Exercise prompt
Omit all images. Transcribe the rest of the material below exactly.

Supplied data
• • •
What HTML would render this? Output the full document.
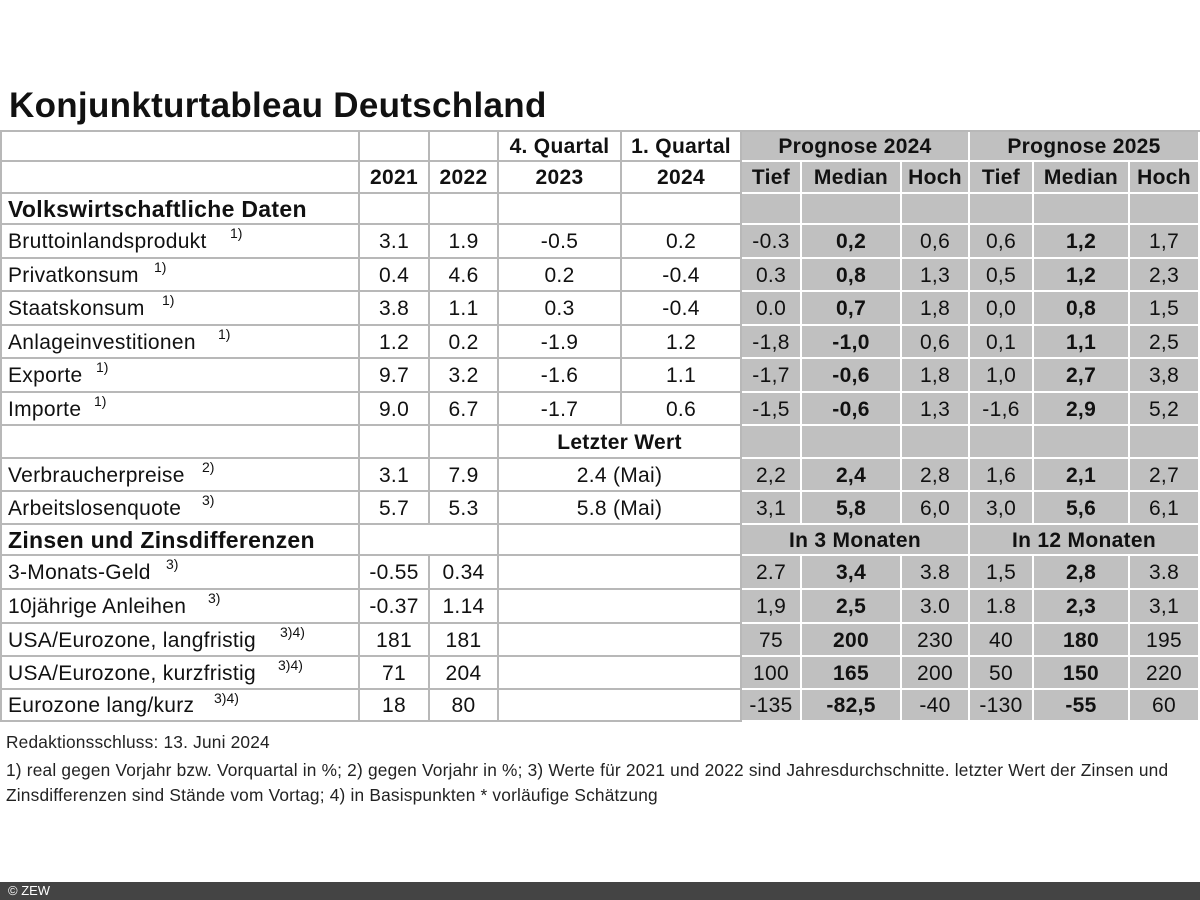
<!DOCTYPE html>
<html><head><meta charset="utf-8"><style>
body{margin:0;width:1200px;height:900px;background:#fff;position:relative;overflow:hidden;font-family:"Liberation Sans",Arial,sans-serif;color:#111}
.title{position:absolute;left:9px;top:86px;font-size:35px;font-weight:bold;letter-spacing:0.3px}
table{position:absolute;left:0;top:130px;border-collapse:separate;border-spacing:0;table-layout:fixed;font-size:21px;letter-spacing:0.3px;border-top:2px solid #b8b8b8;border-left:2px solid #b8b8b8}
td{border-right:2px solid #b8b8b8;border-bottom:2px solid #b8b8b8;padding:2px 0 0 0;box-sizing:border-box;text-align:center;white-space:nowrap;position:relative;overflow:visible}
td.g{background:#c0c0c0;border-right:2px solid #fff;border-bottom:2px solid #fff}
td.l{text-align:left;padding-left:6px}
.b{font-weight:bold}
.h{font-size:23px;letter-spacing:0.3px}
.s{position:absolute;top:0px;font-size:14px;letter-spacing:0}
.fn{position:absolute;left:6px;font-size:17.3px;color:#222;letter-spacing:0.2px}
.bar{position:absolute;left:0;top:882px;width:1200px;height:18px;background:#444;color:#fff;font-size:13px;line-height:18px;padding-left:8px;box-sizing:border-box}
</style></head><body>
<div class="title">Konjunkturtableau Deutschland</div>
<table>
<colgroup><col style="width:358px"><col style="width:70px"><col style="width:69px"><col style="width:123px"><col style="width:120px"><col style="width:60px"><col style="width:100px"><col style="width:68px"><col style="width:64px"><col style="width:96px"><col style="width:70px"></colgroup>
<tr><td style="height:30px"></td><td></td><td></td><td class="b">4. Quartal</td><td class="b">1. Quartal</td><td class="g b" colspan="3">Prognose 2024</td><td class="g b" colspan="3">Prognose 2025</td></tr>
<tr><td style="height:32px"></td><td class="b">2021</td><td class="b">2022</td><td class="b">2023</td><td class="b">2024</td><td class="g b">Tief</td><td class="g b">Median</td><td class="g b">Hoch</td><td class="g b">Tief</td><td class="g b">Median</td><td class="g b">Hoch</td></tr>
<tr><td class="l b h" style="height:31px">Volkswirtschaftliche Daten</td><td></td><td></td><td></td><td></td><td class="g"></td><td class="g"></td><td class="g"></td><td class="g"></td><td class="g"></td><td class="g"></td></tr>
<tr><td class="l" style="height:34px">Bruttoinlandsprodukt<span class="s" style="left:228px">1)</span></td><td>3.1</td><td>1.9</td><td>-0.5</td><td>0.2</td><td class="g">-0.3</td><td class="g b">0,2</td><td class="g">0,6</td><td class="g">0,6</td><td class="g b">1,2</td><td class="g">1,7</td></tr>
<tr><td class="l" style="height:33px">Privatkonsum<span class="s" style="left:152px">1)</span></td><td>0.4</td><td>4.6</td><td>0.2</td><td>-0.4</td><td class="g">0.3</td><td class="g b">0,8</td><td class="g">1,3</td><td class="g">0,5</td><td class="g b">1,2</td><td class="g">2,3</td></tr>
<tr><td class="l" style="height:34px">Staatskonsum<span class="s" style="left:160px">1)</span></td><td>3.8</td><td>1.1</td><td>0.3</td><td>-0.4</td><td class="g">0.0</td><td class="g b">0,7</td><td class="g">1,8</td><td class="g">0,0</td><td class="g b">0,8</td><td class="g">1,5</td></tr>
<tr><td class="l" style="height:33px">Anlageinvestitionen<span class="s" style="left:216px">1)</span></td><td>1.2</td><td>0.2</td><td>-1.9</td><td>1.2</td><td class="g">-1,8</td><td class="g b">-1,0</td><td class="g">0,6</td><td class="g">0,1</td><td class="g b">1,1</td><td class="g">2,5</td></tr>
<tr><td class="l" style="height:34px">Exporte<span class="s" style="left:94px">1)</span></td><td>9.7</td><td>3.2</td><td>-1.6</td><td>1.1</td><td class="g">-1,7</td><td class="g b">-0,6</td><td class="g">1,8</td><td class="g">1,0</td><td class="g b">2,7</td><td class="g">3,8</td></tr>
<tr><td class="l" style="height:33px">Importe<span class="s" style="left:92px">1)</span></td><td>9.0</td><td>6.7</td><td>-1.7</td><td>0.6</td><td class="g">-1,5</td><td class="g b">-0,6</td><td class="g">1,3</td><td class="g">-1,6</td><td class="g b">2,9</td><td class="g">5,2</td></tr>
<tr><td style="height:33px"></td><td></td><td></td><td colspan="2" class="b">Letzter Wert</td><td class="g"></td><td class="g"></td><td class="g"></td><td class="g"></td><td class="g"></td><td class="g"></td></tr>
<tr><td class="l" style="height:33px">Verbraucherpreise<span class="s" style="left:200px">2)</span></td><td>3.1</td><td>7.9</td><td colspan="2">2.4 (Mai)</td><td class="g">2,2</td><td class="g b">2,4</td><td class="g">2,8</td><td class="g">1,6</td><td class="g b">2,1</td><td class="g">2,7</td></tr>
<tr><td class="l" style="height:33px">Arbeitslosenquote<span class="s" style="left:200px">3)</span></td><td>5.7</td><td>5.3</td><td colspan="2">5.8 (Mai)</td><td class="g">3,1</td><td class="g b">5,8</td><td class="g">6,0</td><td class="g">3,0</td><td class="g b">5,6</td><td class="g">6,1</td></tr>
<tr><td class="l b h" style="height:31px">Zinsen und Zinsdifferenzen</td><td colspan="2"></td><td colspan="2"></td><td class="g b" colspan="3">In 3 Monaten</td><td class="g b" colspan="3">In 12 Monaten</td></tr>
<tr><td class="l" style="height:34px">3-Monats-Geld<span class="s" style="left:164px">3)</span></td><td>-0.55</td><td>0.34</td><td colspan="2"></td><td class="g">2.7</td><td class="g b">3,4</td><td class="g">3.8</td><td class="g">1,5</td><td class="g b">2,8</td><td class="g">3.8</td></tr>
<tr><td class="l" style="height:34px">10jährige Anleihen<span class="s" style="left:206px">3)</span></td><td>-0.37</td><td>1.14</td><td colspan="2"></td><td class="g">1,9</td><td class="g b">2,5</td><td class="g">3.0</td><td class="g">1.8</td><td class="g b">2,3</td><td class="g">3,1</td></tr>
<tr><td class="l" style="height:33px">USA/Eurozone, langfristig<span class="s" style="left:278px">3)4)</span></td><td>181</td><td>181</td><td colspan="2"></td><td class="g">75</td><td class="g b">200</td><td class="g">230</td><td class="g">40</td><td class="g b">180</td><td class="g">195</td></tr>
<tr><td class="l" style="height:33px">USA/Eurozone, kurzfristig<span class="s" style="left:276px">3)4)</span></td><td>71</td><td>204</td><td colspan="2"></td><td class="g">100</td><td class="g b">165</td><td class="g">200</td><td class="g">50</td><td class="g b">150</td><td class="g">220</td></tr>
<tr><td class="l" style="height:32px">Eurozone lang/kurz<span class="s" style="left:212px">3)4)</span></td><td>18</td><td>80</td><td colspan="2"></td><td class="g">-135</td><td class="g b">-82,5</td><td class="g">-40</td><td class="g">-130</td><td class="g b">-55</td><td class="g">60</td></tr>
</table>
<div class="fn" style="top:732px">Redaktionsschluss: 13. Juni 2024</div>
<div class="fn" style="top:758px;line-height:25px;width:1192px">1) real gegen Vorjahr bzw. Vorquartal in %; 2) gegen Vorjahr in %; 3) Werte für 2021 und 2022 sind Jahresdurchschnitte. letzter Wert der Zinsen und Zinsdifferenzen sind Stände vom Vortag; 4) in Basispunkten * vorläufige Schätzung</div>
<div class="bar">© ZEW</div>
</body></html>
• • •
Output for this exercise
What HTML would render this? Output the full document.
<!DOCTYPE html>
<html><head><meta charset="utf-8"><style>
body{margin:0;width:1200px;height:900px;background:#fff;position:relative;overflow:hidden;font-family:"Liberation Sans",Arial,sans-serif;color:#111}
.title{position:absolute;left:9px;top:86px;font-size:35px;font-weight:bold;letter-spacing:0.3px}
table{position:absolute;left:0;top:130px;border-collapse:separate;border-spacing:0;table-layout:fixed;font-size:21px;letter-spacing:0.3px;border-top:2px solid #b8b8b8;border-left:2px solid #b8b8b8}
td{border-right:2px solid #b8b8b8;border-bottom:2px solid #b8b8b8;padding:2px 0 0 0;box-sizing:border-box;text-align:center;white-space:nowrap;position:relative;overflow:visible}
td.g{background:#c0c0c0;border-right:2px solid #fff;border-bottom:2px solid #fff}
td.l{text-align:left;padding-left:6px}
.b{font-weight:bold}
.h{font-size:23px;letter-spacing:0.3px}
.s{position:absolute;top:0px;font-size:14px;letter-spacing:0}
.fn{position:absolute;left:6px;font-size:17.3px;color:#222;letter-spacing:0.2px}
.bar{position:absolute;left:0;top:882px;width:1200px;height:18px;background:#444;color:#fff;font-size:13px;line-height:18px;padding-left:8px;box-sizing:border-box}
</style></head><body>
<div class="title">Konjunkturtableau Deutschland</div>
<table>
<colgroup><col style="width:358px"><col style="width:70px"><col style="width:69px"><col style="width:123px"><col style="width:120px"><col style="width:60px"><col style="width:100px"><col style="width:68px"><col style="width:64px"><col style="width:96px"><col style="width:70px"></colgroup>
<tr><td style="height:30px"></td><td></td><td></td><td class="b">4. Quartal</td><td class="b">1. Quartal</td><td class="g b" colspan="3">Prognose 2024</td><td class="g b" colspan="3">Prognose 2025</td></tr>
<tr><td style="height:32px"></td><td class="b">2021</td><td class="b">2022</td><td class="b">2023</td><td class="b">2024</td><td class="g b">Tief</td><td class="g b">Median</td><td class="g b">Hoch</td><td class="g b">Tief</td><td class="g b">Median</td><td class="g b">Hoch</td></tr>
<tr><td class="l b h" style="height:31px">Volkswirtschaftliche Daten</td><td></td><td></td><td></td><td></td><td class="g"></td><td class="g"></td><td class="g"></td><td class="g"></td><td class="g"></td><td class="g"></td></tr>
<tr><td class="l" style="height:34px">Bruttoinlandsprodukt<span class="s" style="left:228px">1)</span></td><td>3.1</td><td>1.9</td><td>-0.5</td><td>0.2</td><td class="g">-0.3</td><td class="g b">0,2</td><td class="g">0,6</td><td class="g">0,6</td><td class="g b">1,2</td><td class="g">1,7</td></tr>
<tr><td class="l" style="height:33px">Privatkonsum<span class="s" style="left:152px">1)</span></td><td>0.4</td><td>4.6</td><td>0.2</td><td>-0.4</td><td class="g">0.3</td><td class="g b">0,8</td><td class="g">1,3</td><td class="g">0,5</td><td class="g b">1,2</td><td class="g">2,3</td></tr>
<tr><td class="l" style="height:34px">Staatskonsum<span class="s" style="left:160px">1)</span></td><td>3.8</td><td>1.1</td><td>0.3</td><td>-0.4</td><td class="g">0.0</td><td class="g b">0,7</td><td class="g">1,8</td><td class="g">0,0</td><td class="g b">0,8</td><td class="g">1,5</td></tr>
<tr><td class="l" style="height:33px">Anlageinvestitionen<span class="s" style="left:216px">1)</span></td><td>1.2</td><td>0.2</td><td>-1.9</td><td>1.2</td><td class="g">-1,8</td><td class="g b">-1,0</td><td class="g">0,6</td><td class="g">0,1</td><td class="g b">1,1</td><td class="g">2,5</td></tr>
<tr><td class="l" style="height:34px">Exporte<span class="s" style="left:94px">1)</span></td><td>9.7</td><td>3.2</td><td>-1.6</td><td>1.1</td><td class="g">-1,7</td><td class="g b">-0,6</td><td class="g">1,8</td><td class="g">1,0</td><td class="g b">2,7</td><td class="g">3,8</td></tr>
<tr><td class="l" style="height:33px">Importe<span class="s" style="left:92px">1)</span></td><td>9.0</td><td>6.7</td><td>-1.7</td><td>0.6</td><td class="g">-1,5</td><td class="g b">-0,6</td><td class="g">1,3</td><td class="g">-1,6</td><td class="g b">2,9</td><td class="g">5,2</td></tr>
<tr><td style="height:33px"></td><td></td><td></td><td colspan="2" class="b">Letzter Wert</td><td class="g"></td><td class="g"></td><td class="g"></td><td class="g"></td><td class="g"></td><td class="g"></td></tr>
<tr><td class="l" style="height:33px">Verbraucherpreise<span class="s" style="left:200px">2)</span></td><td>3.1</td><td>7.9</td><td colspan="2">2.4 (Mai)</td><td class="g">2,2</td><td class="g b">2,4</td><td class="g">2,8</td><td class="g">1,6</td><td class="g b">2,1</td><td class="g">2,7</td></tr>
<tr><td class="l" style="height:33px">Arbeitslosenquote<span class="s" style="left:200px">3)</span></td><td>5.7</td><td>5.3</td><td colspan="2">5.8 (Mai)</td><td class="g">3,1</td><td class="g b">5,8</td><td class="g">6,0</td><td class="g">3,0</td><td class="g b">5,6</td><td class="g">6,1</td></tr>
<tr><td class="l b h" style="height:31px">Zinsen und Zinsdifferenzen</td><td colspan="2"></td><td colspan="2"></td><td class="g b" colspan="3">In 3 Monaten</td><td class="g b" colspan="3">In 12 Monaten</td></tr>
<tr><td class="l" style="height:34px">3-Monats-Geld<span class="s" style="left:164px">3)</span></td><td>-0.55</td><td>0.34</td><td colspan="2"></td><td class="g">2.7</td><td class="g b">3,4</td><td class="g">3.8</td><td class="g">1,5</td><td class="g b">2,8</td><td class="g">3.8</td></tr>
<tr><td class="l" style="height:34px">10jährige Anleihen<span class="s" style="left:206px">3)</span></td><td>-0.37</td><td>1.14</td><td colspan="2"></td><td class="g">1,9</td><td class="g b">2,5</td><td class="g">3.0</td><td class="g">1.8</td><td class="g b">2,3</td><td class="g">3,1</td></tr>
<tr><td class="l" style="height:33px">USA/Eurozone, langfristig<span class="s" style="left:278px">3)4)</span></td><td>181</td><td>181</td><td colspan="2"></td><td class="g">75</td><td class="g b">200</td><td class="g">230</td><td class="g">40</td><td class="g b">180</td><td class="g">195</td></tr>
<tr><td class="l" style="height:33px">USA/Eurozone, kurzfristig<span class="s" style="left:276px">3)4)</span></td><td>71</td><td>204</td><td colspan="2"></td><td class="g">100</td><td class="g b">165</td><td class="g">200</td><td class="g">50</td><td class="g b">150</td><td class="g">220</td></tr>
<tr><td class="l" style="height:32px">Eurozone lang/kurz<span class="s" style="left:212px">3)4)</span></td><td>18</td><td>80</td><td colspan="2"></td><td class="g">-135</td><td class="g b">-82,5</td><td class="g">-40</td><td class="g">-130</td><td class="g b">-55</td><td class="g">60</td></tr>
</table>
<div class="fn" style="top:732px">Redaktionsschluss: 13. Juni 2024</div>
<div class="fn" style="top:758px;line-height:25px;width:1192px">1) real gegen Vorjahr bzw. Vorquartal in %; 2) gegen Vorjahr in %; 3) Werte für 2021 und 2022 sind Jahresdurchschnitte. letzter Wert der Zinsen und Zinsdifferenzen sind Stände vom Vortag; 4) in Basispunkten * vorläufige Schätzung</div>
<div class="bar">© ZEW</div>
</body></html>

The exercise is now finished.